Der Mann ist einer von zwei Tatverdächtigen im Fall des Augsburger Polizistenmordes von Ende Oktober 2011. Der zweite Verdächtige ist der Onkel der Angeklagten. Er saß bereits einmal wegen Mordes an einem Polizisten für mehr als 19 Jahre im Gefängnis. Zu ihrem Onkel habe sie wenig Kontakt gehabt, erklärte die Frau nun.

Die Staatsanwaltschaft wirft der 32-Jährigen Verstöße gegen das Waffengesetz, Geldwäsche, Hehlerei und Begünstigung vor. Jahrelang soll sie ihrem Vater erlaubt haben, in ihrem Keller zwei Metallkisten mit drei Kalaschnikow-Sturmgewehren, drei Pistolen, zwei Revolvern und neun Handgranaten und mehr als 38.000 Euro zu lagern. Das Geld soll aus einem bewaffneten Raubüberfall auf ein Werttransportunternehmen in Augsburg im Jahr 2004 stammen.

"Ich hasse Waffen und Gewalt"

Angeklagt ist auch der ehemalige Lebensgefährte der Frau, sein Anwalt rechnet jedoch mit einem Freispruch. Laut Staatsanwaltschaft wusste der Mann jedoch von den Sachen, in einer der Kisten wurde eine DNA-Spur von ihm gefunden - wie auch von der Ehefrau des vermutlichen Polizistenmörders. Sie ist allerdings nicht angeklagt, sondern verfolgt den Prozess sichtlich angespannt im Zuhörerraum.
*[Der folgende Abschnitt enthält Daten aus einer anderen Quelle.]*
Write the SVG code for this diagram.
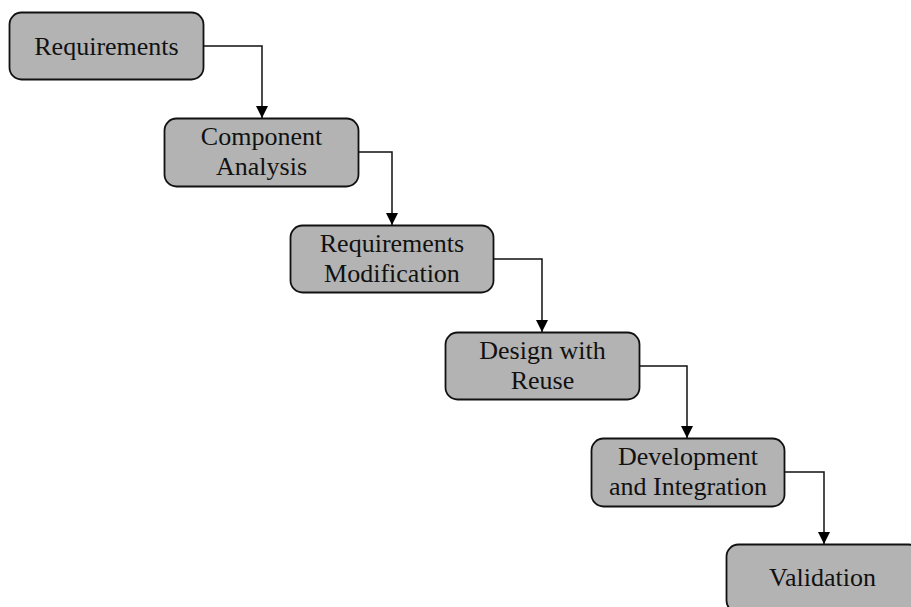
<svg xmlns="http://www.w3.org/2000/svg" width="911" height="607" viewBox="0 0 911 607">
  <style>
    .box { fill: #b3b3b3; stroke: #111; stroke-width: 1.8; }
    .lbl { font-family: "Liberation Serif", "Times New Roman", serif; font-size: 26px; fill: #111; text-anchor: middle; }
    .wire { fill: none; stroke: #111; stroke-width: 1.5; }
  </style>
  <defs>
    <marker id="arrow" markerWidth="12" markerHeight="12" refX="12" refY="6" orient="auto" markerUnits="userSpaceOnUse">
      <path d="M0,0 L12,6 L0,12 Z" fill="#000"/>
    </marker>
  </defs>
  <rect width="911" height="607" fill="#fff"/>

  <g id="connectors">
    <path class="wire" d="M203,46 H262 V118" marker-end="url(#arrow)"/>
    <path class="wire" d="M358,152 H392 V225" marker-end="url(#arrow)"/>
    <path class="wire" d="M493,259 H542 V332" marker-end="url(#arrow)"/>
    <path class="wire" d="M639,366 H687 V438" marker-end="url(#arrow)"/>
    <path class="wire" d="M784,472 H824 V544" marker-end="url(#arrow)"/>
  </g>

  <g id="requirements">
    <rect class="box" x="9.5" y="12.5" width="194" height="67" rx="12"/>
    <text class="lbl" x="106.5" y="55">Requirements</text>
  </g>
  <g id="component-analysis">
    <rect class="box" x="164.5" y="118.5" width="194" height="68" rx="12"/>
    <text class="lbl" x="261.5" y="145">Component</text>
    <text class="lbl" x="261.5" y="175">Analysis</text>
  </g>
  <g id="requirements-modification">
    <rect class="box" x="290.5" y="225.5" width="203" height="67" rx="12"/>
    <text class="lbl" x="392" y="252">Requirements</text>
    <text class="lbl" x="392" y="282">Modification</text>
  </g>
  <g id="design-with-reuse">
    <rect class="box" x="445.5" y="332.5" width="194" height="67" rx="12"/>
    <text class="lbl" x="542.5" y="359">Design with</text>
    <text class="lbl" x="542.5" y="389">Reuse</text>
  </g>
  <g id="development-integration">
    <rect class="box" x="591.5" y="438.5" width="193" height="68" rx="12"/>
    <text class="lbl" x="688" y="465">Development</text>
    <text class="lbl" x="688" y="495">and Integration</text>
  </g>
  <g id="validation">
    <rect class="box" x="726.5" y="544.5" width="194" height="68" rx="12"/>
    <text class="lbl" x="822.5" y="586">Validation</text>
  </g>
</svg>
Der 31-Jährige bestreitet derweil vor Gericht, den Inhalt der Kisten gekannt zu haben. Nadja M. bestätigte das. Der Mann erklärte, er wisse nicht, wie seine Spuren dorthin kommen. "Ich hasse Waffen und Gewalt, das gibt es bei mir nicht", sagte er.

"Ich habe noch nie einen Menschen gesehen, der so zerstört war wie Nadja in dem Moment als sie von der Verhaftung erfahren hat", erklärte er zudem vor Gericht über seine Ex-Freundin. Als die zierliche Frau das hört, bricht sie in Tränen aus. Sie wirkt sichtlich angespannt und alles andere als abgezockt.

"Gestraft genug mit diesem Vater"

Ist Nadja M. also das Opfer ihres Vaters, der ihren Keller ohne ihr Wissen als Depot für illegale Waffen und gestohlenes Geld benutzte? Oder ist sie eine Mitwisserin, die von der jahrelangen kriminellen Karriere ihres Vaters wusste? Die Staatsanwaltschaft geht von Letzterem aus.

Auch der Vorsitzende Richter wollte der Angeklagten nicht recht glauben. Ihre Aussage ließ zumindest Fragen offen - etwa, ob sie wirklich geglaubt hat, dass ihr Vater das DNA-Spray nur zu Reinigung brauche. Sie habe es für ihn gestohlen, "ohne sich dabei etwas zu denken", sagte sie. "Ab wann denken sie sich eigentlich was?", fragte der Richter verdutzt. Davon, wie das Gericht die Glaubwürdigkeit von Nadja M. bewertet, wird das Urteil abhängen. Ihr Anwalt geht von einer Bewährungsstrafe aus.

Unter den Zuhörern saß an diesem Montag auch Walter Rubach, der Rechtsbeistand der Witwe des getöteten Polizisten. "Die Angeklagte ist schon gestraft genug mit diesem Vater", sagte Rubach. "Er hat bis jetzt keinen Finger gekrümmt zugunsten seiner Tochter oder seiner Frau", berichtete er. "Meine Tochter im Gefängnis schmoren zu lassen, wäre das letzte, was ich machen würde."

Der Prozess gegen die beiden Hauptverdächtigen - die Brüder Raimund M. und Rudi R. - beginnt voraussichtlich im Herbst. Die Ermittlungen gegen die beiden sind noch nicht abgeschlossen. Die in Untersuchungshaft sitzenden Männer sollen in der Nacht zum 28. Oktober 2011 im Augsburger Siebentischwald den 41-jährigen Polizisten Mathias Vieth nach einer Verfolgungsjagd erschossen haben.